Bien recibido fue el anuncio del Ministro del Interior referido a la suspensión del uso de sustancias lacrimógenas por parte de Carabineros.
Expertos han señalado que los gases lacrimógenos producen serios daños en la salud de las personas y que incluso tendrían efectos abortivos. Más aún, se ha puesto en duda su eficacia en tanto los gases lacrimógenos utilizados para dispersar grupos y ahuyentar personas, causaría mayor agresividad.
Pese a que es positivo el anuncio del Ministro, no se debiera discutir lo apropiado o no de las bombas lacrimógenas. El tema de fondo no es el uso de los gases mismos, sino la vehemencia con la que se ha actuado en la represión de los manifestantes.
Me atrevo a decir que se utiliza una lógica represora que asemeja las manifestaciones y marchas ciudadanas a cualquier fenómeno delictivo.
Lo que ocurre es la criminalización de la movilización de los ciudadanos, de las posibilidades de dar a conocer públicamente el descontento con las autoridades que los representan.
Obviamente no hay justificación para quienes actúan de manera violenta en medio de manifestaciones pacíficas, atacando cobardemente a carabineros superados en número, forzando enfrentamientos y, a la larga, limitando el interés de otros ciudadanos por participar.
Sin embargo las recientes marchas autorizadas con una participación de más de 15 mil personas y donde hubo un centenar de detenidos y menores daños que en otras ocasiones, bien pueden calificarse de pacíficas y, la represión, de excesiva.
La fuerte represión supone un alto costo para quienes participan (recibir un golpe o piedrazo, resultar mojado, respirar gases tóxicos, ser detenido). Sabiendo esto, muchos prefieren quedarse en sus casas.
Eso es lo que un gobierno desearía para que no se genere una impresión generalizada de desaprobación y es lo que se logra con fuerte represión.
Tal como el endurecimiento de las penas ha sido propuesto para que el delincuente se abstenga de cometer un crimen, la represión actúa no solamente logrando restablecer el orden público sino limitando la participación activa de las personas.
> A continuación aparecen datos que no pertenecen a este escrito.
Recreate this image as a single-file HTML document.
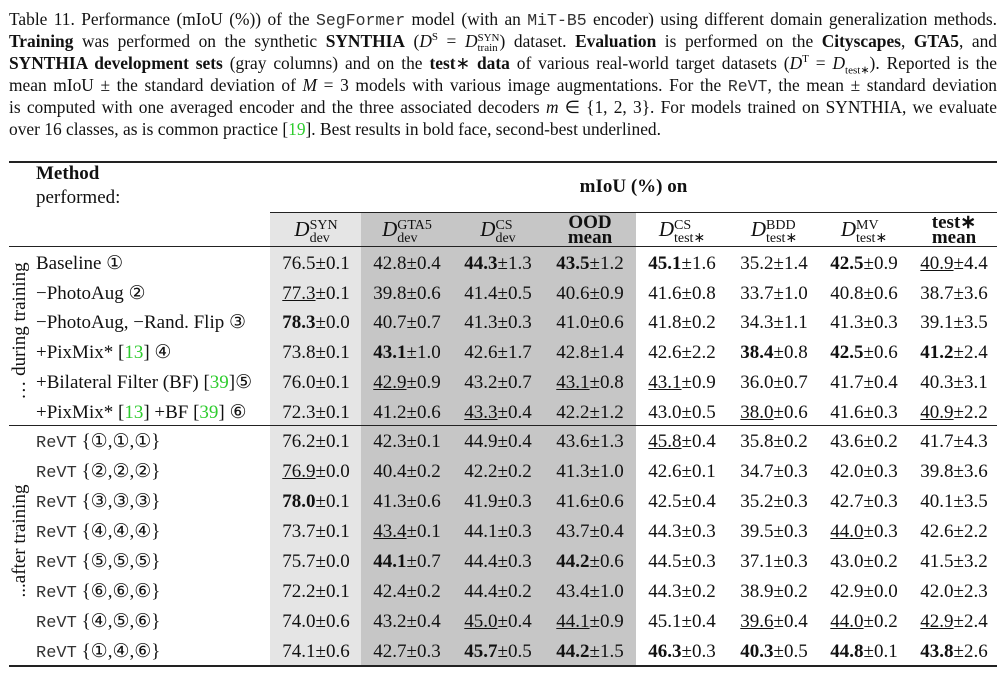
<!DOCTYPE html>
<html><head><meta charset="utf-8">
<style>
body{margin:0;background:#fff;}
#wrap{position:relative;width:1007px;height:677px;overflow:hidden;font-family:"Liberation Serif",serif;color:#111;}
.cap{position:absolute;left:9px;width:988px;height:22px;font-size:17.4px;line-height:22px;white-space:nowrap;text-align:justify;text-align-last:justify;}
.cap sup,.cap sub{line-height:0;font-size:11px;}
.mono{font-family:"Liberation Mono",monospace;font-size:16.5px;color:#333;}
.g{color:#2ecc2e;}
.rule{position:absolute;background:#222;}
.bg{position:absolute;}
.cell{position:absolute;width:92px;text-align:center;font-size:19px;line-height:22px;white-space:nowrap;}
.lab{position:absolute;left:36px;font-size:19px;line-height:22px;white-space:nowrap;}
.hd{position:absolute;text-align:center;white-space:nowrap;}
.dd{font-style:italic;font-size:21px;}
.stk{display:inline-block;vertical-align:middle;line-height:13px;font-size:14px;text-align:left;}
.rot{position:absolute;transform:rotate(-90deg);transform-origin:center;font-size:19px;white-space:nowrap;}
</style></head>
<body>
<div id="wrap">
<div class="cap" style="top:8px">Table 11. Performance (mIoU (%)) of the <span class="mono">SegFormer</span> model (with an <span class="mono">MiT-B5</span> encoder) using different domain generalization methods.</div>
<div class="cap" style="top:30px"><b>Training</b> was performed on the synthetic <b>SYNTHIA</b> (<i>D</i><sup>S</sup> = <i>D</i><span style="display:inline-block;vertical-align:middle;line-height:10px;font-size:11px;">SYN<br>train</span>) dataset. <b>Evaluation</b> is performed on the <b>Cityscapes</b>, <b>GTA5</b>, and</div>
<div class="cap" style="top:52px"><b>SYNTHIA development sets</b> (gray columns) and on the <b>test</b>∗ <b>data</b> of various real-world target datasets (<i>D</i><sup>T</sup> = <i>D</i><sub>test∗</sub>). Reported is the</div>
<div class="cap" style="top:74px">mean mIoU ± the standard deviation of <i>M</i> = 3 models with various image augmentations. For the <span class="mono">ReVT</span>, the mean ± standard deviation</div>
<div class="cap" style="top:96px">is computed with one averaged encoder and the three associated decoders <i>m</i> ∈ {1, 2, 3}. For models trained on SYNTHIA, we evaluate</div>
<div class="cap" style="top:118px;width:auto;text-align-last:auto">over 16 classes, as is common practice [<span class="g">19</span>]. Best results in bold face, second-best underlined.</div>

<div class="bg" style="left:270px;top:212px;width:91px;height:454px;background:#e5e5e5"></div>
<div class="bg" style="left:361px;top:212px;width:275px;height:454px;background:#c6c6c6"></div>

<div class="rule" style="left:9px;top:161px;width:988px;height:2px"></div>
<div class="rule" style="left:270px;top:212px;width:727px;height:1px"></div>
<div class="rule" style="left:9px;top:246px;width:988px;height:1px"></div>
<div class="rule" style="left:9px;top:425px;width:988px;height:1px"></div>
<div class="rule" style="left:9px;top:665px;width:988px;height:2px"></div>

<div class="lab" style="top:163px;font-weight:bold">Method</div>
<div class="lab" style="top:187px">performed:</div>
<div class="hd" style="left:270px;width:727px;top:176px;font-weight:bold;font-size:19px">mIoU (%) on</div>

<div class="rot" style="left:-50px;top:320px;width:140px;text-align:center">… during training</div>
<div class="rot" style="left:-50px;top:530px;width:140px;text-align:center">...after training</div>
</div>
<script>
const colNames=["syn-dev","gta5-dev","cs-dev","ood-mean","cs-test","bdd-test","mv-test","test-mean"];
const colSups=["SYN","GTA5","CS","","CS","BDD","MV",""];
const colSubs=["dev","dev","dev","","test∗","test∗","test∗",""];
const colLefts=[270,361,452,544,636,728,818,908];
const methods1=["Baseline ①","−PhotoAug ②","−PhotoAug, −Rand. Flip ③","+PixMix* [<span class='g'>13</span>] ④","+Bilateral Filter (BF) [<span class='g'>39</span>]⑤","+PixMix* [<span class='g'>13</span>] +BF [<span class='g'>39</span>] ⑥"];
const methods2=["{①,①,①}","{②,②,②}","{③,③,③}","{④,④,④}","{⑤,⑤,⑤}","{⑥,⑥,⑥}","{④,⑤,⑥}","{①,④,⑥}"];
// value strings: *bold*, _underline_
const rows1=[
["76.5±0.1","42.8±0.4","*44.3*±1.3","*43.5*±1.2","*45.1*±1.6","35.2±1.4","*42.5*±0.9","_40.9_±4.4"],
["_77.3_±0.1","39.8±0.6","41.4±0.5","40.6±0.9","41.6±0.8","33.7±1.0","40.8±0.6","38.7±3.6"],
["*78.3*±0.0","40.7±0.7","41.3±0.3","41.0±0.6","41.8±0.2","34.3±1.1","41.3±0.3","39.1±3.5"],
["73.8±0.1","*43.1*±1.0","42.6±1.7","42.8±1.4","42.6±2.2","*38.4*±0.8","*42.5*±0.6","*41.2*±2.4"],
["76.0±0.1","_42.9_±0.9","43.2±0.7","_43.1_±0.8","_43.1_±0.9","36.0±0.7","41.7±0.4","40.3±3.1"],
["72.3±0.1","41.2±0.6","_43.3_±0.4","42.2±1.2","43.0±0.5","_38.0_±0.6","41.6±0.3","_40.9_±2.2"]];
const rows2=[
["76.2±0.1","42.3±0.1","44.9±0.4","43.6±1.3","_45.8_±0.4","35.8±0.2","43.6±0.2","41.7±4.3"],
["_76.9_±0.0","40.4±0.2","42.2±0.2","41.3±1.0","42.6±0.1","34.7±0.3","42.0±0.3","39.8±3.6"],
["*78.0*±0.1","41.3±0.6","41.9±0.3","41.6±0.6","42.5±0.4","35.2±0.3","42.7±0.3","40.1±3.5"],
["73.7±0.1","_43.4_±0.1","44.1±0.3","43.7±0.4","44.3±0.3","39.5±0.3","_44.0_±0.3","42.6±2.2"],
["75.7±0.0","*44.1*±0.7","44.4±0.3","*44.2*±0.6","44.5±0.3","37.1±0.3","43.0±0.2","41.5±3.2"],
["72.2±0.1","42.4±0.2","44.4±0.2","43.4±1.0","44.3±0.2","38.9±0.2","42.9±0.0","42.0±2.3"],
["74.0±0.6","43.2±0.4","_45.0_±0.4","_44.1_±0.9","45.1±0.4","_39.6_±0.4","_44.0_±0.2","_42.9_±2.4"],
["74.1±0.6","42.7±0.3","*45.7*±0.5","*44.2*±1.5","*46.3*±0.3","*40.3*±0.5","*44.8*±0.1","*43.8*±2.6"]];
const W=document.getElementById('wrap');
function fmt(s){return s.replace(/\*([^*]+)\*/g,'<b>$1</b>').replace(/_([^_]+)_/g,'<u>$1</u>');}
colNames.forEach((n,i)=>{
  const h=document.createElement('div');
  h.className='hd';
  h.style.left=colLefts[i]+'px';h.style.width='92px';h.style.top='215px';h.style.height='30px';
  if(colSups[i]){h.innerHTML='<span class="dd">D</span><span class="stk">'+colSups[i]+'<br>'+colSubs[i]+'</span>';h.style.top='217px';}
  else{h.innerHTML='<b style="line-height:15px;display:block;font-size:19px">'+(i==3?'OOD':'test∗')+'<br>mean</b>';}
  
  
  W.appendChild(h);
});
function addRows(labels,rows,y0,dy,mono,prefix){
  rows.forEach((r,ri)=>{
    const y=y0+ri*dy-11;
    const l=document.createElement('div');
    l.className='lab';l.style.top=y+'px';
    l.innerHTML=mono?'<span class="mono" style="font-size:17px">ReVT</span> '+labels[ri]:labels[ri];
    
    
    W.appendChild(l);
    r.forEach((v,ci)=>{
      const c=document.createElement('div');
      c.className='cell';c.style.left=colLefts[ci]+'px';c.style.top=y+'px';
      c.innerHTML=fmt(v);
      
      
      W.appendChild(c);
    });
  });
}
addRows(methods1,rows1,264,29.7,false,'during');
addRows(methods2,rows2,442,30,true,'after');
</script>
</body></html>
Si la política de la “mano dura” es cortoplacista y privilegia el control, la excesiva represión genera orden en el corto plazo, pero en el largo plazo reduce más el interés de las personas por participar de manera activa en la vida pública.
Manifestaciones y delito no son lo mismo. Las posibilidades de participación en Chile están prácticamente limitadas al voto y más encima votamos poco y cada mucho tiempo.
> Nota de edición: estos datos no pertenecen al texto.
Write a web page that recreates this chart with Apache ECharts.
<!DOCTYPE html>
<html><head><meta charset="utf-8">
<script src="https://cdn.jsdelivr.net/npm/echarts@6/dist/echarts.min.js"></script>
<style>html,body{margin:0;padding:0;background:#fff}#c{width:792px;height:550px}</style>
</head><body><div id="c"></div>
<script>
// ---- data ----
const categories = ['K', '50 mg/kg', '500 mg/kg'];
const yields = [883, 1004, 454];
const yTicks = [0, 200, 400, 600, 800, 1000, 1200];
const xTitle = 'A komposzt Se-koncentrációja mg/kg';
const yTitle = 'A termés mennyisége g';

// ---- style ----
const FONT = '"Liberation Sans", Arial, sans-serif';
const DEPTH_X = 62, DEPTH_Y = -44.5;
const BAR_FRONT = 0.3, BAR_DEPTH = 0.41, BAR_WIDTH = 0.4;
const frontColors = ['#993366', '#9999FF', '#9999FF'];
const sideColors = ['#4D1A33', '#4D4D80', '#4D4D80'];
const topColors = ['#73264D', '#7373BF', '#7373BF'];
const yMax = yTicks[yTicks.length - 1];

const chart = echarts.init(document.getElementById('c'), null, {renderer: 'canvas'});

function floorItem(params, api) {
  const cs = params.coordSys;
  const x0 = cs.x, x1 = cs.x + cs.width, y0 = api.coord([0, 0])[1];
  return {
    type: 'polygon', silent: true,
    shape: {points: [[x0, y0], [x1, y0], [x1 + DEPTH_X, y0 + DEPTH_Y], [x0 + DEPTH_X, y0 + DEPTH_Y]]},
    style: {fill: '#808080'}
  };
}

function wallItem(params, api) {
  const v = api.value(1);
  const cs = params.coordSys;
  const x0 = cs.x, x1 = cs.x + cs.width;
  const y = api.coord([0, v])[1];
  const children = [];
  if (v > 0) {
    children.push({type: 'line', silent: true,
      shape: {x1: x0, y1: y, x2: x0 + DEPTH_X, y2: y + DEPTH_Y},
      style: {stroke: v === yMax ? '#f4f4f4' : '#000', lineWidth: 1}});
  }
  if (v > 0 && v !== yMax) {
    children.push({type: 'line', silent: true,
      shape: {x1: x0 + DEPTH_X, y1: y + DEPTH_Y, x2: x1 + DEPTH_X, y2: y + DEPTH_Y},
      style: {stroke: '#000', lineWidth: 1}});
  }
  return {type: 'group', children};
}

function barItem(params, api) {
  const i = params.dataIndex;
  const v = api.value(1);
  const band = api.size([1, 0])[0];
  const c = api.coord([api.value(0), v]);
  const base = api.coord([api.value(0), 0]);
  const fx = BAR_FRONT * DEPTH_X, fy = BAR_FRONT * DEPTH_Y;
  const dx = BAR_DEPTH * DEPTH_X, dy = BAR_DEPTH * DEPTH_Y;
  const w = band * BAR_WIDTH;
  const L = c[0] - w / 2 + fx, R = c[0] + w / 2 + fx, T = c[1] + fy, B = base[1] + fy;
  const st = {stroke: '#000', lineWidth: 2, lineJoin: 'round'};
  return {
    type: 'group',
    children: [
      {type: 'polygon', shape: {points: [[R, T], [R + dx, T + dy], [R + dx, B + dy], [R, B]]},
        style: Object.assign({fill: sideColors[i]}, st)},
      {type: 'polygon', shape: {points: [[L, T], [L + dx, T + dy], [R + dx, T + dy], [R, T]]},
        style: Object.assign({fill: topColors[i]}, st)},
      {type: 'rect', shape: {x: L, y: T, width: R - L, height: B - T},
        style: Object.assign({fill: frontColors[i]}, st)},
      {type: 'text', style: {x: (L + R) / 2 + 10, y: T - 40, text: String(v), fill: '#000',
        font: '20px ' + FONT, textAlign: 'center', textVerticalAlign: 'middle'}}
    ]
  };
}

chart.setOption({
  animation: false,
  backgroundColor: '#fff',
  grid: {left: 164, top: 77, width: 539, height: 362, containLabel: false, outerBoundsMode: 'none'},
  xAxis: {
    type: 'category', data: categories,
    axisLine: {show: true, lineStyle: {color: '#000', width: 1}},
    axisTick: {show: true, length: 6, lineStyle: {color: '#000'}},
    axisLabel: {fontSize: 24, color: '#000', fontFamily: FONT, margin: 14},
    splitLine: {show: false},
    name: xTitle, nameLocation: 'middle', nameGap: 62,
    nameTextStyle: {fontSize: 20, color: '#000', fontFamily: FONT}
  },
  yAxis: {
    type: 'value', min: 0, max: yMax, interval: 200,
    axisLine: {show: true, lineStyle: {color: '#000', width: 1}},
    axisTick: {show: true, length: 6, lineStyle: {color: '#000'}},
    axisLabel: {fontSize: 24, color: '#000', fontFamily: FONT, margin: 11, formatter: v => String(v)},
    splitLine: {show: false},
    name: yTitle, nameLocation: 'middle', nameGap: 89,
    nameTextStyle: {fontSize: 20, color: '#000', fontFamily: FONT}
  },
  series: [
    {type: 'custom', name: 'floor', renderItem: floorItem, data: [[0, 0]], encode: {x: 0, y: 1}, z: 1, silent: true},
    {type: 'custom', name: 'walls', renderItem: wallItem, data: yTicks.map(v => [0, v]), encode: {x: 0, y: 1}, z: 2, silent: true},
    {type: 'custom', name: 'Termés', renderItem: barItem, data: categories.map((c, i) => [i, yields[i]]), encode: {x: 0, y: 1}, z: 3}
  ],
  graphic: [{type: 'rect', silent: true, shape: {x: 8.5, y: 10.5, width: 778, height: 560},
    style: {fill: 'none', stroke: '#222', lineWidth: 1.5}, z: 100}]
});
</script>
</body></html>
Marchar de manera pacífica y autorizada es una forma de hacer notar a las autoridades electas que no son pocos quienes apoyan una causa. Esto, mientras se espera para demostrar el descontento en las urnas.
Mientras más gente hay en las calles, mayor amenaza de desaprobación reciben las autoridades ,y es posible que estas reaccionen en función de lo razonable que resultan las demandas y aquello que permite la ley.
Lamentablemente la fascinación con el orden público no es una cosa que sea nueva en Chile ni poco generalizada. No es que nuestros actuales gobernantes sean en extremo represivos y los ciudadanos pensemos distinto a ellos.
Casos similares de represión han ocurrido en anteriores gobiernos y muchos chilenos sostienen hoy que las marchas son puro desorden y solo ve en ellas daños y violencia.
Parece que culturalmente nos gusta el mucho que las cosas estén bajo control. La encuesta de opinión pública Barómetro de las Américas de la Universidad Vanderbilt para 2010 indica que casi el 45% de los consultados en Chile aceptan que hay casos en que es necesario actuar fuera de la ley para detener un delincuente.
A su vez la sensación de inseguridad en Chile es alta si se tiene en cuenta que Chile destaca por cifras delictuales muy por debajo del promedio de toda la región tanto en victimización como en tasa de delitos registrados.
En Chile estamos lejos de compararnos con España, donde esta semana miles de jóvenes acampan pacíficamente en la Puerta del Sol pidiendo solución al problema de desempleo y nadie se escandaliza. O de México, donde hay manifestantes que prácticamente viven en el Zócalo.
Así es, en otros países no se reacciona igual a las protestas y el umbral de aceptación de opiniones contrarias al gobierno es mayor. Existe otra forma de reaccionar por parte de la autoridad civil y la policía.
Al actuar con fuerza excesiva ante las manifestaciones ciudadanas se restringen los derechos de libre circulación y expresión por garantizar el orden público y resguardar el supuestamente amenazado derecho a la propiedad.
Quizás lo que haya que evaluar es cómo valoramos los distintos derechos y qué privilegiamos.
A mi juicio, en una sociedad donde la política está desacreditada, instituciones como los partidos políticos y el congreso tienen poca aprobación y la juventud no participa de las elecciones, coartar una forma de participación de manera tan violenta como hemos visto recientemente, es seguir el camino equivocado. La “mano dura” no aplica y la “mano acogedora” no se ve.